▶ [YOUR OBJECTIVE]: Starting at the first line of the listing below, repeat each line up to and including the one containing "(803,10) rectangle (1177,918);". Leave out pictures.
——————————
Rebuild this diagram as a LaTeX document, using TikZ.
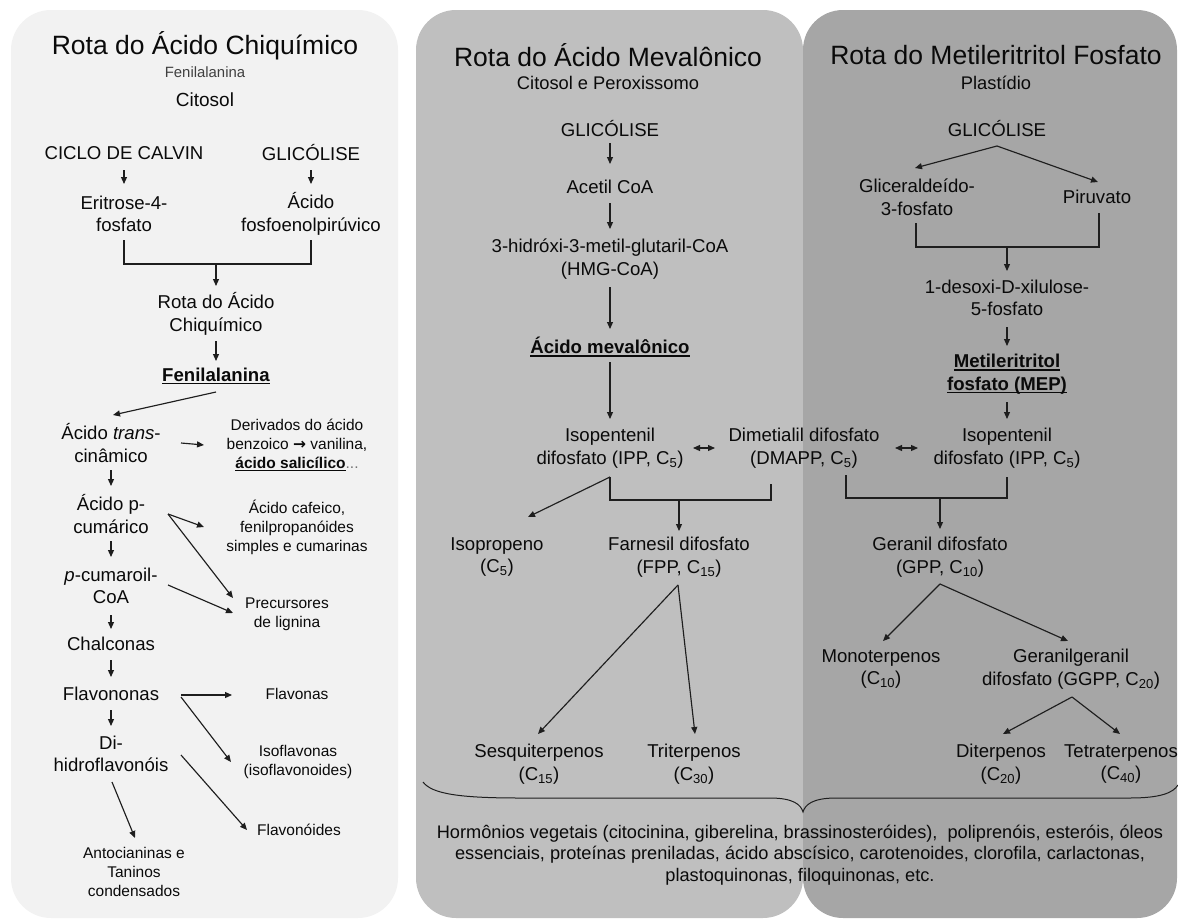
\documentclass[tikz,border=0pt]{standalone}
\usepackage{fontspec}
\setmainfont{Liberation Sans}
\newfontfamily\dejavu{DejaVu Sans}
\usetikzlibrary{arrows.meta,calc}
\definecolor{pA}{HTML}{F2F2F2}
\definecolor{pB}{HTML}{BFBFBF}
\definecolor{pC}{HTML}{A6A6A6}
\definecolor{ink}{HTML}{0A0A0A}
\definecolor{lnk}{HTML}{1E1E1E}
\newcommand{\myul}[1]{\setbox0\hbox{#1}\rlap{\rule[-3pt]{\wd0}{1.3pt}}\box0}
\begin{document}
\begin{tikzpicture}[x=1pt,y=-1pt,
  txt/.style={align=center, inner sep=0pt, text=ink, font=\fontsize{18.6}{22.5}\selectfont},
  sml/.style={txt, font=\fontsize{15.5}{19}\selectfont},
  ttl/.style={txt, font=\fontsize{26.5}{30}\selectfont},
  subt/.style={txt, font=\fontsize{18.3}{21}\selectfont},
  bottxt/.style={txt, font=\fontsize{18.2}{21.5}\selectfont},
  arr/.style={draw=lnk, line width=1.15pt, -{Triangle[length=7pt,width=6pt]}},
  ln/.style={draw=lnk, line width=1.15pt},
  dbl/.style={draw=lnk, line width=1.15pt, {Triangle[length=7pt,width=6pt]}-{Triangle[length=7pt,width=6pt]}}
]
\useasboundingbox (0,0) rectangle (1178,921);
\fill[pA, rounded corners=40pt] (11,10) rectangle (398,918);
\fill[pB, rounded corners=40pt] (416,10) rectangle (803,918);
\fill[pC, rounded corners=40pt] (803,10) rectangle (1177,918);

% ---------- Panel 1 ----------
\node[ttl] (t1) at (205,46) {Rota do Ácido Chiquímico};
\node[txt, font=\fontsize{14.9}{17}\selectfont, text=black!75] (s1) at (205,72) {Fenilalanina};
\node[txt, font=\fontsize{19}{21}\selectfont] (c1) at (205,100) {Citosol};
\node[txt] (calvin) at (124,153) {CICLO DE CALVIN};
\node[txt] (gli1) at (311,153) {GLICÓLISE};
\node[txt] (eri) at (124,214) {Eritrose-4-\\fosfato};
\node[txt] (pep) at (311,214) {Ácido\\fosfoenolpirúvico};
\node[txt] (rac) at (216,314) {Rota do Ácido\\Chiquímico};
\node[txt] (phe) at (216,376) {\myul{\textbf{Fenilalanina}}};
\node[txt] (cin) at (111,443) {Ácido \textit{trans}-\\cinâmico};
\node[sml] (der) at (297,445) {Derivados do ácido\\benzoico {\dejavu\bfseries →} vanilina,\\\myul{\textbf{ácido salicílico}}{\color{black!55}...}};
\node[txt] (pcu) at (111,514) {Ácido p-\\cumárico};
\node[sml] (caf) at (297,527) {Ácido cafeico,\\fenilpropanóides\\simples e cumarinas};
\node[txt] (pco) at (111,586) {\textit{p}-cumaroil-\\CoA};
\node[sml] (pre) at (287,614) {Precursores\\de lignina};
\node[txt] (cha) at (111,644) {Chalconas};
\node[txt] (flv) at (111,694) {Flavononas};
\node[sml] (fla) at (297,694) {Flavonas};
\node[sml] (iso) at (298,762) {Isoflavonas\\(isoflavonoides)};
\node[txt] (dih) at (111,754) {Di-\\hidroflavonóis};
\node[sml] (flo) at (299,830) {Flavonóides};
\node[sml] (ant) at (134,872) {Antocianinas e\\Taninos\\condensados};

\draw[arr] ($(calvin)+(0,17)$) -- ($(eri)+(0,-30)$);
\draw[arr] ($(gli1)+(0,17)$) -- ($(pep)+(0,-30)$);
\draw[ln] ($(eri)+(0,26)$) |- ($(pep)+(0,50)$) -- ($(pep)+(0,26)$);
\draw[arr] ($(rac)+(0,-50)$) -- ($(rac)+(0,-28)$);
\draw[arr] ($(rac)+(0,27)$) -- ($(phe)+(0,-15)$);
\draw[arr] ($(phe)+(0,16)$) -- ($(cin)+(2,-28)$);
\draw[arr] ($(cin)+(70,0)$) -- ($(der)+(-93,0)$);
\draw[arr] ($(cin)+(0,27)$) -- ($(pcu)+(0,-28)$);
\draw[arr] ($(pcu)+(57,0)$) -- ($(caf)+(-93,0)$);
\draw[arr] ($(pcu)+(57,0)$) -- ($(pre)+(-54,-16)$);
\draw[arr] ($(pcu)+(0,27)$) -- ($(pco)+(0,-29)$);
\draw[arr] ($(pco)+(57,-1)$) -- ($(pre)+(-54,-1)$);
\draw[arr] ($(pco)+(0,29)$) -- ($(cha)+(0,-15)$);
\draw[arr] ($(cha)+(0,16)$) -- ($(flv)+(0,-17)$);
\draw[arr] ($(flv)+(70,1)$) -- ($(fla)+(-65,1)$);
\draw[arr] ($(flv)+(70,3)$) -- ($(iso)+(-67,0)$);
\draw[arr] ($(flv)+(0,16)$) -- ($(dih)+(0,-28)$);
\draw[arr] ($(dih)+(70,1)$) -- ($(flo)+(-52,0)$);
\draw[arr] ($(dih)+(1,28)$) -- ($(ant)+(1,-34)$);

% ---------- Panel 2 ----------
\node[ttl] (t2) at (608,55) {Rota do Ácido Mevalônico};
\node[subt] (s2) at (608,83) {Citosol e Peroxissomo};
\node[txt] (gli2) at (610,129) {GLICÓLISE};
\node[txt] (ace) at (610,187) {Acetil CoA};
\node[txt] (hmg) at (610,259) {3-hidróxi-3-metil-glutaril-CoA\\(HMG-CoA)};
\node[txt] (mev) at (610,347) {\myul{\textbf{Ácido mevalônico}}};
\node[txt] (ipp1) at (610,448) {Isopentenil\\difosfato (IPP, C\textsubscript{5})};
\node[txt] (dma) at (804,448) {Dimetialil difosfato\\(DMAPP, C\textsubscript{5})};
\node[txt] (isp) at (497,557) {Isopropeno\\(C\textsubscript{5})};
\node[txt] (fpp) at (679,557) {Farnesil difosfato\\(FPP, C\textsubscript{15})};
\node[txt] (ses) at (539,764) {Sesquiterpenos\\(C\textsubscript{15})};
\node[txt] (tri) at (694,764) {Triterpenos\\(C\textsubscript{30})};

% ---------- Panel 3 ----------
\node[ttl] (t3) at (996,55) {Rota do Metileritritol Fosfato};
\node[subt] (s3) at (996,83) {Plastídio};
\node[txt] (gli3) at (997,129) {GLICÓLISE};
\node[txt] (gla) at (917,197) {Gliceraldeído-\\3-fosfato};
\node[txt] (pir) at (1097,197) {Piruvato};
\node[txt] (dxp) at (1007,298) {1-desoxi-D-xilulose-\\5-fosfato};
\node[txt] (mep) at (1007,374) {\myul{\textbf{Metileritritol}}\\\myul{\textbf{fosfato (MEP)}}};
\node[txt] (ipp2) at (1007,448) {Isopentenil\\difosfato (IPP, C\textsubscript{5})};
\node[txt] (gpp) at (940,557) {Geranil difosfato\\(GPP, C\textsubscript{10})};
\node[txt] (mono) at (881,669) {Monoterpenos\\(C\textsubscript{10})};
\node[txt] (ggpp) at (1071,669) {Geranilgeranil\\difosfato (GGPP, C\textsubscript{20})};
\node[txt] (dit) at (1001,764) {Diterpenos\\(C\textsubscript{20})};
\node[txt] (tet) at (1121,764) {Tetraterpenos\\(C\textsubscript{40})};

% panel 2 connectors
\draw[arr] ($(gli2)+(0,14)$) -- ($(ace)+(0,-23)$);
\draw[arr] ($(ace)+(0,16)$) -- ($(hmg)+(0,-30)$);
\draw[arr] ($(hmg)+(0,28)$) -- ($(mev)+(0,-18)$);
\draw[arr] ($(mev)+(0,15)$) -- ($(ipp1)+(0,-29)$);
\draw[dbl] ($(ipp1)+(83,0)$) -- ($(dma)+(-89,0)$);
\draw[dbl] ($(dma)+(91,0)$) -- ($(ipp2)+(-89,0)$);
\draw[ln] ($(ipp1)+(0,29)$) |- ($(dma)+(-33,52)$) -- ($(dma)+(-33,36)$);
\draw[arr] ($(fpp)+(0,-57)$) -- ($(fpp)+(0,-26)$);
\draw[arr] ($(ipp1)+(0,29)$) -- ($(isp)+(31,-40)$);
\draw[arr] ($(fpp)+(-1,28)$) -- ($(ses)+(-1,-30)$);
\draw[arr] ($(fpp)+(-1,28)$) -- ($(tri)+(1,-30)$);

% panel 3 connectors
\draw[arr] ($(gli3)+(0,17)$) -- ($(gla)+(-2,-29)$);
\draw[arr] ($(gli3)+(0,17)$) -- ($(pir)+(1,-15)$);
\draw[ln] ($(gla)+(-1,26)$) |- ($(pir)+(2,50)$) -- ($(pir)+(2,16)$);
\draw[arr] ($(dxp)+(0,-51)$) -- ($(dxp)+(0,-27)$);
\draw[arr] ($(dxp)+(0,29)$) -- ($(mep)+(0,-28)$);
\draw[arr] ($(mep)+(0,28)$) -- ($(ipp2)+(0,-29)$);
\draw[ln] ($(dma)+(42,27)$) |- ($(ipp2)+(0,50)$) -- ($(ipp2)+(0,29)$);
\draw[arr] ($(gpp)+(0,-59)$) -- ($(gpp)+(0,-28)$);
\draw[arr] ($(gpp)+(0,27)$) -- ($(mono)+(2,-28)$);
\draw[arr] ($(gpp)+(0,27)$) -- ($(ggpp)+(-3,-28)$);
\draw[arr] ($(ggpp)+(1,28)$) -- ($(dit)+(2,-30)$);
\draw[arr] ($(ggpp)+(1,28)$) -- ($(tet)+(-1,-30)$);

% ---------- bottom brace and text ----------
\draw[ln, line width=1pt] (423,782) .. controls (432,794) and (460,798) .. (520,798)
  -- (770,798) .. controls (794,798) and (801,805) .. (803,812)
  .. controls (805,805) and (812,798) .. (836,798)
  -- (1130,798) .. controls (1160,798) and (1173,793) .. (1178,785);
\node[bottxt] (bot) at (800,855) {Hormônios vegetais (citocinina, giberelina, brassinosteróides),\ \ poliprenóis, esteróis, óleos\\essenciais, proteínas preniladas, ácido abscísico, carotenoides, clorofila, carlactonas,\\plastoquinonas, filoquinonas, etc.};
\end{tikzpicture}
\end{document}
——————————
▶ [FINAL RESULT]:
Rebuild this diagram as a LaTeX document, using TikZ.
\documentclass[tikz,border=0pt]{standalone}
\usepackage{fontspec}
\setmainfont{Liberation Sans}
\newfontfamily\dejavu{DejaVu Sans}
\usetikzlibrary{arrows.meta,calc}
\definecolor{pA}{HTML}{F2F2F2}
\definecolor{pB}{HTML}{BFBFBF}
\definecolor{pC}{HTML}{A6A6A6}
\definecolor{ink}{HTML}{0A0A0A}
\definecolor{lnk}{HTML}{1E1E1E}
\newcommand{\myul}[1]{\setbox0\hbox{#1}\rlap{\rule[-3pt]{\wd0}{1.3pt}}\box0}
\begin{document}
\begin{tikzpicture}[x=1pt,y=-1pt,
  txt/.style={align=center, inner sep=0pt, text=ink, font=\fontsize{18.6}{22.5}\selectfont},
  sml/.style={txt, font=\fontsize{15.5}{19}\selectfont},
  ttl/.style={txt, font=\fontsize{26.5}{30}\selectfont},
  subt/.style={txt, font=\fontsize{18.3}{21}\selectfont},
  bottxt/.style={txt, font=\fontsize{18.2}{21.5}\selectfont},
  arr/.style={draw=lnk, line width=1.15pt, -{Triangle[length=7pt,width=6pt]}},
  ln/.style={draw=lnk, line width=1.15pt},
  dbl/.style={draw=lnk, line width=1.15pt, {Triangle[length=7pt,width=6pt]}-{Triangle[length=7pt,width=6pt]}}
]
\useasboundingbox (0,0) rectangle (1178,921);
\fill[pA, rounded corners=40pt] (11,10) rectangle (398,918);
\fill[pB, rounded corners=40pt] (416,10) rectangle (803,918);
\fill[pC, rounded corners=40pt] (803,10) rectangle (1177,918);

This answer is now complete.